Steuererhöhungen? Der Abbau der kalten Progression? „Mehr Netto vom Brutto?“ Alles nicht: Die typischen steuerpolitischen Themen spielen in der aktuellen Diskussion kaum eine Rolle, beherrschend ist mehr oder weniger einzig und allein die Erbschaftsteuer – und an dieser Diskussion scheiden sich seit dem 17. Dezember 2014, dem Tag des Urteils des Bundesverfassungsgerichts, die Geister.

 

Während Unternehmen, Verbände und einige bürgerliche Politiker auf die Fortführung grundsätzlicher Steuervorteile bei der Übergabe von Betriebsvermögen pochen, scheint der Gesetzgeber einen anderen Weg anzustreben. Und dieser könnte dazu führen, dass die Besteuerung der Firmenübergabe zur Regel wird und nicht die Ausnahme bleibt.

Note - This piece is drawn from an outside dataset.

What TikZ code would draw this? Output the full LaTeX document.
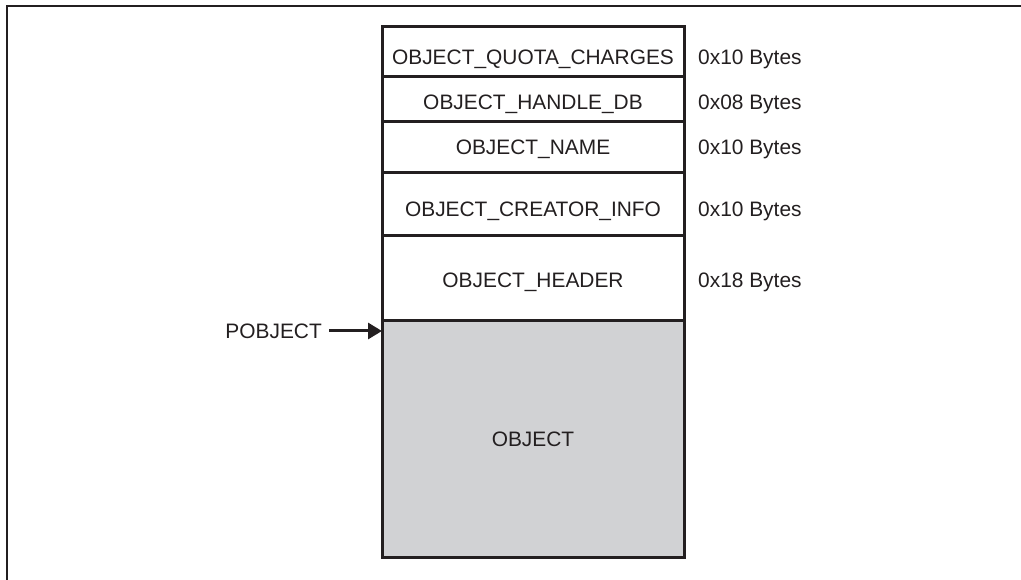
\documentclass[tikz,border=0pt]{standalone}
\usepackage{fontspec}
\setmainfont{Liberation Sans}
\usetikzlibrary{positioning,arrows.meta}
\definecolor{ink}{HTML}{231F20}
\definecolor{objgray}{HTML}{D1D2D4}

\begin{document}
\begin{tikzpicture}[x=1pt, y=-1pt,
                    every node/.style={font=\fontsize{20.9}{24}\selectfont, text=ink},
                    field/.style={draw=ink, line width=3pt, minimum width=302pt,
                                  inner sep=0pt, outer sep=0pt,
                                  text height=15pt, text depth=0pt},
                    size/.style={anchor=base west, inner sep=0pt}]
  \useasboundingbox (0,0) rectangle (1021,580);
  % frame
  \draw[ink, line width=2pt] (1021,6) -- (7,6) -- (7,580);

  % header parts, top to bottom
  \node[field, minimum height=50pt, text height=25pt, anchor=north west] (quota) at (382,27) {OBJECT\_QUOTA\_CHARGES};
  \node[field, minimum height=45pt, text height=20pt, below=0pt of quota] (handle) {OBJECT\_HANDLE\_DB};
  \node[field, minimum height=51pt, below=0pt of handle] (name) {OBJECT\_NAME};
  \node[field, minimum height=63pt, text height=24pt, below=0pt of name] (creator) {OBJECT\_CREATOR\_INFO};
  \node[field, minimum height=85pt, text height=18pt, below=0pt of creator] (header) {OBJECT\_HEADER};
  \node[field, minimum height=236pt, fill=objgray, below=0pt of header] (obj) {OBJECT};

  % sizes
  \node[size] at ([xshift=14pt]quota.base east) {0x10 Bytes};
  \node[size] at ([xshift=14pt]handle.base east) {0x08 Bytes};
  \node[size] at ([xshift=14pt]name.base east) {0x10 Bytes};
  \node[size] at ([xshift=14pt]creator.base east) {0x10 Bytes};
  \node[size] at ([xshift=14pt]header.base east) {0x18 Bytes};

  % pointer
  \coordinate (ptr) at ([yshift=-10pt]obj.north west);
  \node[anchor=east, inner sep=0pt] (pobj) at ([xshift=-60pt]ptr) {POBJECT};
  \draw[ink, line width=3pt, shorten <=7pt, -{Triangle[length=14pt,width=16pt]}] (pobj.east) -- (ptr);
\end{tikzpicture}
\end{document}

Ein wichtiger Aspekt der Debatte, der sich aber in der Öffentlichkeit bislang nicht durchgesetzt hat, ist die sogenannte Bedürfnisprüfung. Das Bundesverfassungsgericht hat für die weitere Genehmigung zur Steuererleichterung eine Prüfung verlangt, ob bei (großen) Unternehmen „ein Bedürfnis nach Verschonung des Betriebsvermögens von der Erbschaftsteuer besteht“. Damit soll ausgeschlossen werden, dass Unternehmen per se bei der Vermögensübertragung steuerlich begünstigt werden, auch wenn die private Vermögensituation des Erwerbers das scheinbar nicht erfordert. Bisher musste für eine teilweise beziehungsweise vollständige Steuerfreiheit über fünf beziehungsweise sieben Jahre die Lohnsumme auf dem Stand bei Übernahme gesichert sein; und Unternehmen bis 20 Mitarbeiter mussten nicht einmal dies regelmäßig vorweisen.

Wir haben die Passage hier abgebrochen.